India's petroleum product exports to Europe have experienced a significant decline in January, dropping from 350-400 thousand barrels per day (kbd) in November and December to just 100 kbd. The Red Sea tensions have prompted many tankers to opt for a longer route via the Cape of Good Hope, causing increased shipping costs. Viktor Katona, lead crude analyst at Kpler, notes that Indian refiners, even when exporting to Europe, now prefer circumnavigating Africa due to the escalating threats in the Red Sea. The altered export destinations have seen India supplying more petroleum products to East Asia and Africa.
The shift in routes has resulted in a substantial rise in shipping costs, with a 60-70% increase for Indian product exporters into Europe. For instance, the route from Jamnagar to Rotterdam takes 24 days via the Suez Canal and 42 days via the Cape of Good Hope. This change in trade dynamics could impact India's overall export performance, with projections suggesting a nearly 7% drop in exports in FY24, amounting to around $30 billion. Higher container shipping rates may lead exporters to withhold shipments.

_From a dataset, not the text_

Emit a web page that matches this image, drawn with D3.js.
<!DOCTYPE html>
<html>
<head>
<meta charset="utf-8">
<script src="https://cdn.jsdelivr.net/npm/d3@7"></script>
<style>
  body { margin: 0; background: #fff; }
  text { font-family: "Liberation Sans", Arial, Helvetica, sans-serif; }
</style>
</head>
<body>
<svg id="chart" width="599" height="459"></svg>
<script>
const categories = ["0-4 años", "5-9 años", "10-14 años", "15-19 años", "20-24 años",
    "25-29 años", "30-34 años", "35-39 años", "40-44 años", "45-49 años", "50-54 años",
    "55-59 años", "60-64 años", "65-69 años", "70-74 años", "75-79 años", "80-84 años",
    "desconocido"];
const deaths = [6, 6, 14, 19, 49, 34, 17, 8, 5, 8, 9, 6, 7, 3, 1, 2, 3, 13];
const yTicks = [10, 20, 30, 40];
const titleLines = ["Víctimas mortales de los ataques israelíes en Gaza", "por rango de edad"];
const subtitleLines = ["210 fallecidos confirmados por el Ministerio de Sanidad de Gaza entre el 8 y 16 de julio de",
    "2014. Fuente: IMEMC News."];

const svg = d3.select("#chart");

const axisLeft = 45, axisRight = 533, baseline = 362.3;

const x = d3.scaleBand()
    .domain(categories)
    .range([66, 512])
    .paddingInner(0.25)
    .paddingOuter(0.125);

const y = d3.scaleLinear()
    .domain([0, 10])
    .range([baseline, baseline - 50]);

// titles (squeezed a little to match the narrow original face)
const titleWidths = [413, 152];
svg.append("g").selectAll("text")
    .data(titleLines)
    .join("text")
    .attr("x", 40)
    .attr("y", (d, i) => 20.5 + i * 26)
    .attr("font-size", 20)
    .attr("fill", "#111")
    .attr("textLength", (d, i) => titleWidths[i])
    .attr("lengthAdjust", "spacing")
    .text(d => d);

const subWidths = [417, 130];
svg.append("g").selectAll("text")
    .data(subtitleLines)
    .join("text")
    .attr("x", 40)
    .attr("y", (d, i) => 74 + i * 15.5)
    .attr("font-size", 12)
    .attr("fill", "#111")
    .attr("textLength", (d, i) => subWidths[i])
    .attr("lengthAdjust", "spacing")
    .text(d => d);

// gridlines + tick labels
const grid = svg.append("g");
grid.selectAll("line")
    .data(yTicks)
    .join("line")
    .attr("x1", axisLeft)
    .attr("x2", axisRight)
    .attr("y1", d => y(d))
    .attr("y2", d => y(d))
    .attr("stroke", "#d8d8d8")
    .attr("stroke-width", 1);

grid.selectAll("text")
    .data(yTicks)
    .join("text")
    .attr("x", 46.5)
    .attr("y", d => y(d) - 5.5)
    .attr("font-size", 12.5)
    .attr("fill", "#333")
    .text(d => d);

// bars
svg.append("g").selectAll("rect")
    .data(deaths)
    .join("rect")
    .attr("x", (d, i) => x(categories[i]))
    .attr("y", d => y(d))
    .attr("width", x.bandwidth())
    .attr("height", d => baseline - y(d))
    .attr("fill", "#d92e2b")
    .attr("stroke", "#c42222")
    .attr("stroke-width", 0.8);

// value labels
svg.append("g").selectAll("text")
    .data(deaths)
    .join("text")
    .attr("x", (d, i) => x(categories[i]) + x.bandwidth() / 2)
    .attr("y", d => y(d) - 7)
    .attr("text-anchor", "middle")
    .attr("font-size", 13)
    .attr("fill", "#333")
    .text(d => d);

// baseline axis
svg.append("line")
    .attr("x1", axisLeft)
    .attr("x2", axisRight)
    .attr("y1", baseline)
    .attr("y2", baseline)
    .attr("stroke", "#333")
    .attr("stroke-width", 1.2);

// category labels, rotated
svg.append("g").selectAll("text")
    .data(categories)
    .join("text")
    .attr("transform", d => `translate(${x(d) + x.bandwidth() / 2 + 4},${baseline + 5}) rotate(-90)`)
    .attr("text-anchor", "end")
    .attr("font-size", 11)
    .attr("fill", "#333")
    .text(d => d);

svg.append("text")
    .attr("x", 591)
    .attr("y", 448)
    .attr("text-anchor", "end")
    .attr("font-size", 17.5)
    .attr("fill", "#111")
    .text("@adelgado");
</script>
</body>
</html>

India's petroleum product exports faced a 7.5% decline in November 2022, totaling $7.48 billion compared to $8.08 billion in the same period in 2021, according to government data. The exports for the first eight months of the current fiscal year were down by 15% at $65.23 billion. Standalone refiners like RIL, MRPL, and CPCL could witness some margin impact on the crude side, and exports to the EU may be affected on the product side, warns Madhavi Arora, lead economist with Emkay Global Financial Services Ltd. She highlights a 53% spike in freight rates from Asia in a month and container shipping giants, including BP, halting transit via the Red Sea or the Suez Canal. The ongoing geopolitical tensions are reshaping India's petroleum export landscape, leading to strategic adjustments and potential economic repercussions.